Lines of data
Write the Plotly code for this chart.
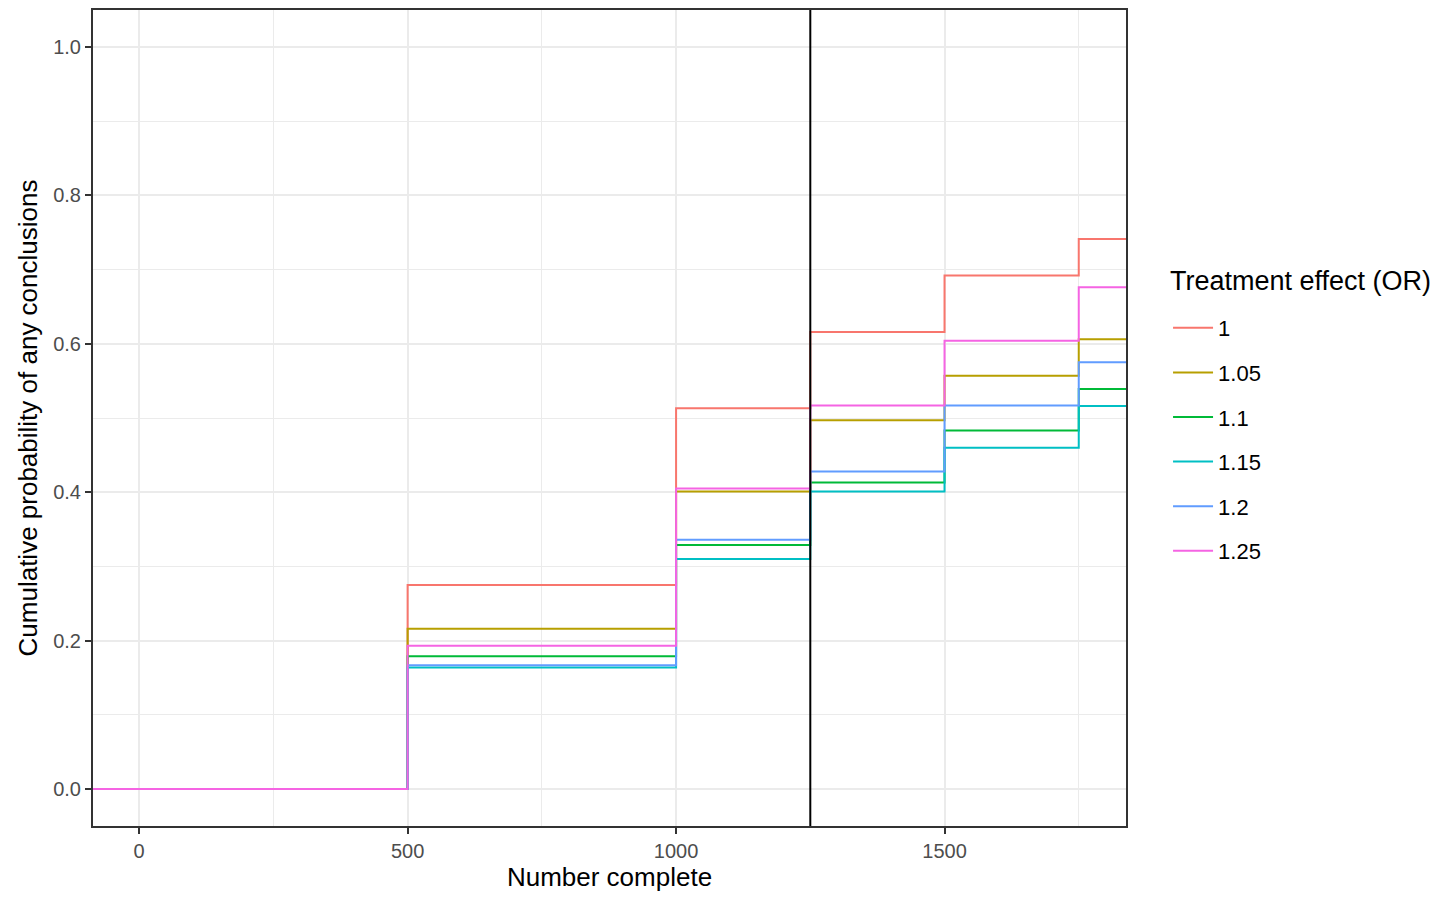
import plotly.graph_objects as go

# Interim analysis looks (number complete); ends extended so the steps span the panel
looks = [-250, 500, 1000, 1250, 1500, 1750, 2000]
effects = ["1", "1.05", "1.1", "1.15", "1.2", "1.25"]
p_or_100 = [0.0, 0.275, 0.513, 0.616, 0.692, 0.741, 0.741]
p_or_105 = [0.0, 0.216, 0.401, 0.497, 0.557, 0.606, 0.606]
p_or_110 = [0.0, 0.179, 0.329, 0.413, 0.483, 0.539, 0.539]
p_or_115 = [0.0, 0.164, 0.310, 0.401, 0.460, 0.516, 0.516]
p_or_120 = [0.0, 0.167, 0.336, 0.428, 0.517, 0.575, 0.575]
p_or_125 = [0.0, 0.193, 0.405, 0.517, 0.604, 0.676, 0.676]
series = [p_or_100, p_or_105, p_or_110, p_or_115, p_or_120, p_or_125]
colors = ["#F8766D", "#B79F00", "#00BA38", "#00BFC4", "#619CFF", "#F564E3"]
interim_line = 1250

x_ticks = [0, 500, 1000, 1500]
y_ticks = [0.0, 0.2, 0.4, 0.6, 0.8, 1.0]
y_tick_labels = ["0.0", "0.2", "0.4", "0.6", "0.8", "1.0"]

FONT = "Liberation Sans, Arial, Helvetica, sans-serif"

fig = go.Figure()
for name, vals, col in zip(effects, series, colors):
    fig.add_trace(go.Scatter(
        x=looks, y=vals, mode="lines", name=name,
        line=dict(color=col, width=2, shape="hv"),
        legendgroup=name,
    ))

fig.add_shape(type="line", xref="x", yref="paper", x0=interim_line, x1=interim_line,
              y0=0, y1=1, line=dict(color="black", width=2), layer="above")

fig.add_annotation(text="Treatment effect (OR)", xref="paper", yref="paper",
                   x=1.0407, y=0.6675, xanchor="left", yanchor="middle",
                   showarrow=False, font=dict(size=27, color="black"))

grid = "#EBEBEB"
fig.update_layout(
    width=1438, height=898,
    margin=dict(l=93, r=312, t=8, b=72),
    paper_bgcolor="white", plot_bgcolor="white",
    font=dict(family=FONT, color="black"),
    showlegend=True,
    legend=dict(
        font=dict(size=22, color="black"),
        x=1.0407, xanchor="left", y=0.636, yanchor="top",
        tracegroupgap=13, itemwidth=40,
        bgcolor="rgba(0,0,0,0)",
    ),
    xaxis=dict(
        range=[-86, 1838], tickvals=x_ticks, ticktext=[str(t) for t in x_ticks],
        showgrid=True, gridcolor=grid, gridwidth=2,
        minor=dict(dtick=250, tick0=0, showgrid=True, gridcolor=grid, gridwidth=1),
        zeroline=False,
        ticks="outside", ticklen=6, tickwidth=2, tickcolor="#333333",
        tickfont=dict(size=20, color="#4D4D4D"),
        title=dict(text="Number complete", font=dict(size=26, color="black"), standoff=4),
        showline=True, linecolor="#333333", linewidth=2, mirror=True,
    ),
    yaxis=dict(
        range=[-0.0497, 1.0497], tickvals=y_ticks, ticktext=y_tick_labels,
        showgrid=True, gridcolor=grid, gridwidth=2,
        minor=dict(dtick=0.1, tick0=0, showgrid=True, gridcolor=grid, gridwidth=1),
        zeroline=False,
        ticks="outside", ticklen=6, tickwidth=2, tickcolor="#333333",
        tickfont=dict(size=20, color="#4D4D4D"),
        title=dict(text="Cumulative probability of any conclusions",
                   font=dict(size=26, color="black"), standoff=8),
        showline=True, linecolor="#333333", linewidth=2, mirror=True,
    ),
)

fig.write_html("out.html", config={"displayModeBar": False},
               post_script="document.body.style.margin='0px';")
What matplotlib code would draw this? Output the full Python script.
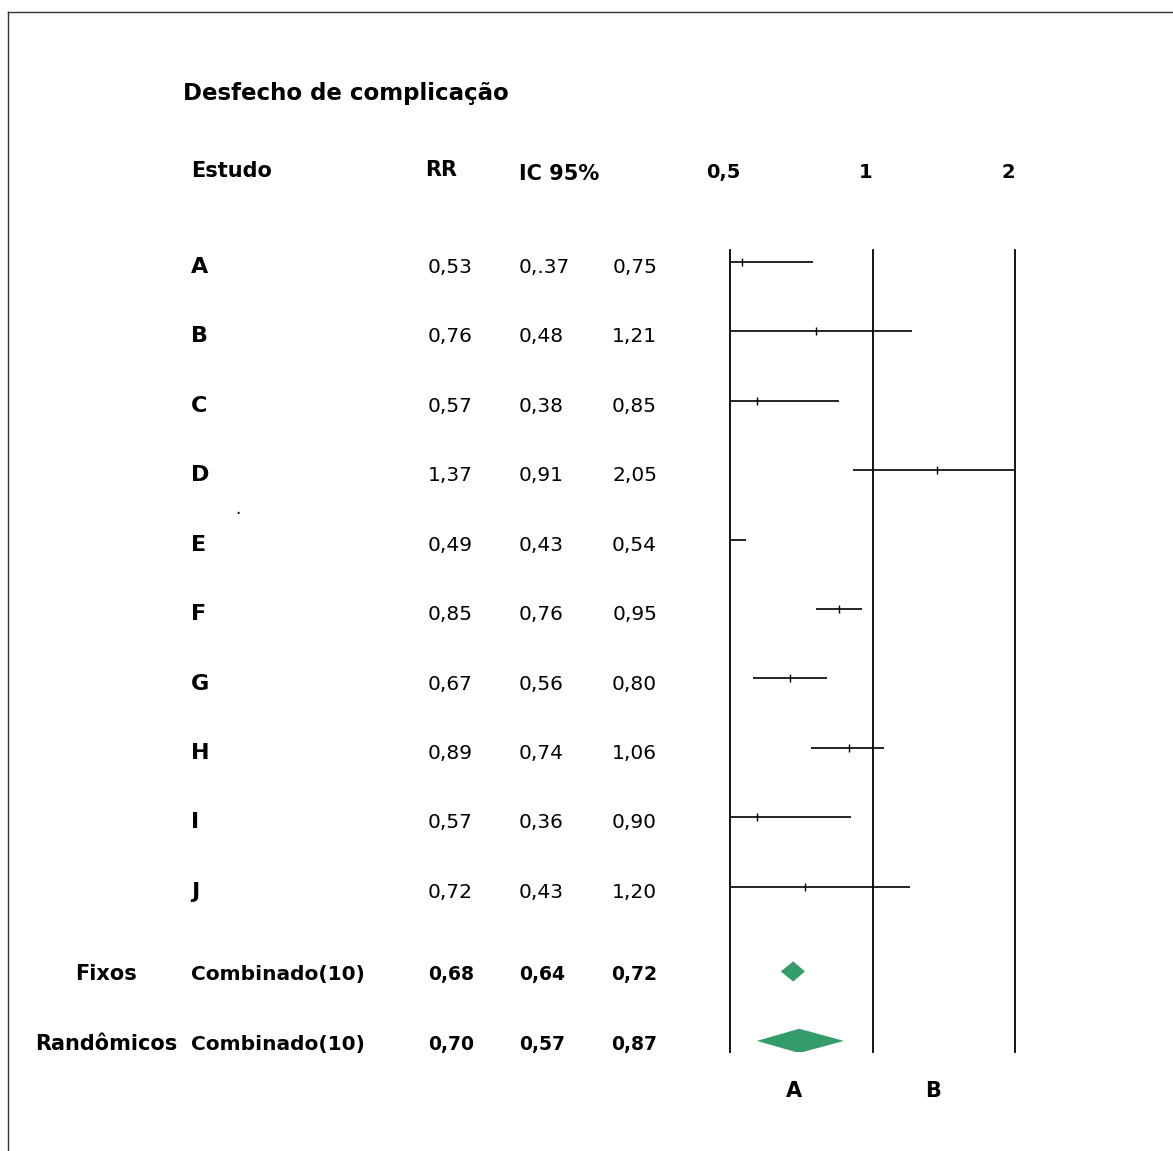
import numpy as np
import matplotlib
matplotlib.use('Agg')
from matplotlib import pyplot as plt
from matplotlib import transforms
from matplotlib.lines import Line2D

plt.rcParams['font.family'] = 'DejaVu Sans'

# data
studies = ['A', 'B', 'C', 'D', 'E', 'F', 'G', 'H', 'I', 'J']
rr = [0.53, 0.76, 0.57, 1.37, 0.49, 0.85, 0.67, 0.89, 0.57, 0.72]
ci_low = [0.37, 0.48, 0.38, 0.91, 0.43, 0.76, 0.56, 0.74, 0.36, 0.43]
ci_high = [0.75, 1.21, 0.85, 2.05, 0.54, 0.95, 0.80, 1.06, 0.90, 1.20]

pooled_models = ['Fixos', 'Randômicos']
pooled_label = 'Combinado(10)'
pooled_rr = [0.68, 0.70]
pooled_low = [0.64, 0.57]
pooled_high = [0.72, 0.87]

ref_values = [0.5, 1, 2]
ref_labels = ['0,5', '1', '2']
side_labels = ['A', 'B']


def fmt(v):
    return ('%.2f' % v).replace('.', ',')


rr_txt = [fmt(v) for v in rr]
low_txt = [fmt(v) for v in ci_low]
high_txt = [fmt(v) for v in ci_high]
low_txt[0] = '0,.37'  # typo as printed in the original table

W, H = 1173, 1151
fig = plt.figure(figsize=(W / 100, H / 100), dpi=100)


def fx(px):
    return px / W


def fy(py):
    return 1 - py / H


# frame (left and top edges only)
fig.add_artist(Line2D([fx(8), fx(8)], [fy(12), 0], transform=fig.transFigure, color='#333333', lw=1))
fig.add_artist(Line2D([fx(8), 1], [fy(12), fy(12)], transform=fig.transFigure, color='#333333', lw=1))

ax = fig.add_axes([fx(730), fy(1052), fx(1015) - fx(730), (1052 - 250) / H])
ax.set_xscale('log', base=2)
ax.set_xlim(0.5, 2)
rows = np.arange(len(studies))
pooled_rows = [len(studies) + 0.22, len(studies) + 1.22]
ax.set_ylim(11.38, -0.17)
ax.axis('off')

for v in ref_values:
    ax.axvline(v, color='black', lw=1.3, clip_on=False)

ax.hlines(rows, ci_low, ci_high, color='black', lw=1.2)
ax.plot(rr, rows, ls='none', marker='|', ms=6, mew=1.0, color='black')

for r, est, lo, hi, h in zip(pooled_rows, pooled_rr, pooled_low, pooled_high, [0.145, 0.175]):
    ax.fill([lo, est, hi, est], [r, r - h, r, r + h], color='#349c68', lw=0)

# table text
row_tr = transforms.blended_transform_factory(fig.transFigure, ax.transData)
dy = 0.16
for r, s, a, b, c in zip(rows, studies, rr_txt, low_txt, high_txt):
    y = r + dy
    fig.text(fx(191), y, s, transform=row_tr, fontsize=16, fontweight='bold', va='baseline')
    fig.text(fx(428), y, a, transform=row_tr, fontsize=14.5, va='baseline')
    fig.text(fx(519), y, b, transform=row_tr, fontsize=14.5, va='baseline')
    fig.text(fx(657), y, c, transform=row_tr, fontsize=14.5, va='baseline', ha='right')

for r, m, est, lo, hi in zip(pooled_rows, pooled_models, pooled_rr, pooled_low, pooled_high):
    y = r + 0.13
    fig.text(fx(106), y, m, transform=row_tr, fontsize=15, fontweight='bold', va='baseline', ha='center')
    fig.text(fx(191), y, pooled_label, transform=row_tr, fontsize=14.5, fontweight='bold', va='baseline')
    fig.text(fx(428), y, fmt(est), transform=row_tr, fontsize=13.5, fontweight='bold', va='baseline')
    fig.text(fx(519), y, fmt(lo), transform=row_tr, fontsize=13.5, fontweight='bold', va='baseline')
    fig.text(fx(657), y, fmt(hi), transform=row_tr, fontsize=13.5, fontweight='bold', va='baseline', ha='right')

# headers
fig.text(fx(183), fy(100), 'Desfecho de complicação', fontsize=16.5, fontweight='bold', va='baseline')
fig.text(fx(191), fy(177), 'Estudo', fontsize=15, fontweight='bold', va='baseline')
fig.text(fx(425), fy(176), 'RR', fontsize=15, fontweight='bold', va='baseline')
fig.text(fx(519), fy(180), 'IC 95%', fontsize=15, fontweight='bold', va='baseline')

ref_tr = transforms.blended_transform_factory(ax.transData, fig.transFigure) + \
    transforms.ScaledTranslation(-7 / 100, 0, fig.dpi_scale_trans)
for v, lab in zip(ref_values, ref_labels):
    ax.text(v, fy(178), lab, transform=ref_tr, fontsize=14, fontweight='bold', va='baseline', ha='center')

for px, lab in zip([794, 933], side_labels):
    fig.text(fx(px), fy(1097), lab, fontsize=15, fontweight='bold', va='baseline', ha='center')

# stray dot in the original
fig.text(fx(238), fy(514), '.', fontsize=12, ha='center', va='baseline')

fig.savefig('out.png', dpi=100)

Work to do ::
Your first line is the one with "What matplotlib code", and your last is the one with "return 1 - py / H". Copy those and every line between them exactly, without any pictures.

Solution to this task ::
What matplotlib code would draw this? Output the full Python script.
import numpy as np
import matplotlib
matplotlib.use('Agg')
from matplotlib import pyplot as plt
from matplotlib import transforms
from matplotlib.lines import Line2D

plt.rcParams['font.family'] = 'DejaVu Sans'

# data
studies = ['A', 'B', 'C', 'D', 'E', 'F', 'G', 'H', 'I', 'J']
rr = [0.53, 0.76, 0.57, 1.37, 0.49, 0.85, 0.67, 0.89, 0.57, 0.72]
ci_low = [0.37, 0.48, 0.38, 0.91, 0.43, 0.76, 0.56, 0.74, 0.36, 0.43]
ci_high = [0.75, 1.21, 0.85, 2.05, 0.54, 0.95, 0.80, 1.06, 0.90, 1.20]

pooled_models = ['Fixos', 'Randômicos']
pooled_label = 'Combinado(10)'
pooled_rr = [0.68, 0.70]
pooled_low = [0.64, 0.57]
pooled_high = [0.72, 0.87]

ref_values = [0.5, 1, 2]
ref_labels = ['0,5', '1', '2']
side_labels = ['A', 'B']


def fmt(v):
    return ('%.2f' % v).replace('.', ',')


rr_txt = [fmt(v) for v in rr]
low_txt = [fmt(v) for v in ci_low]
high_txt = [fmt(v) for v in ci_high]
low_txt[0] = '0,.37'  # typo as printed in the original table

W, H = 1173, 1151
fig = plt.figure(figsize=(W / 100, H / 100), dpi=100)


def fx(px):
    return px / W


def fy(py):
    return 1 - py / H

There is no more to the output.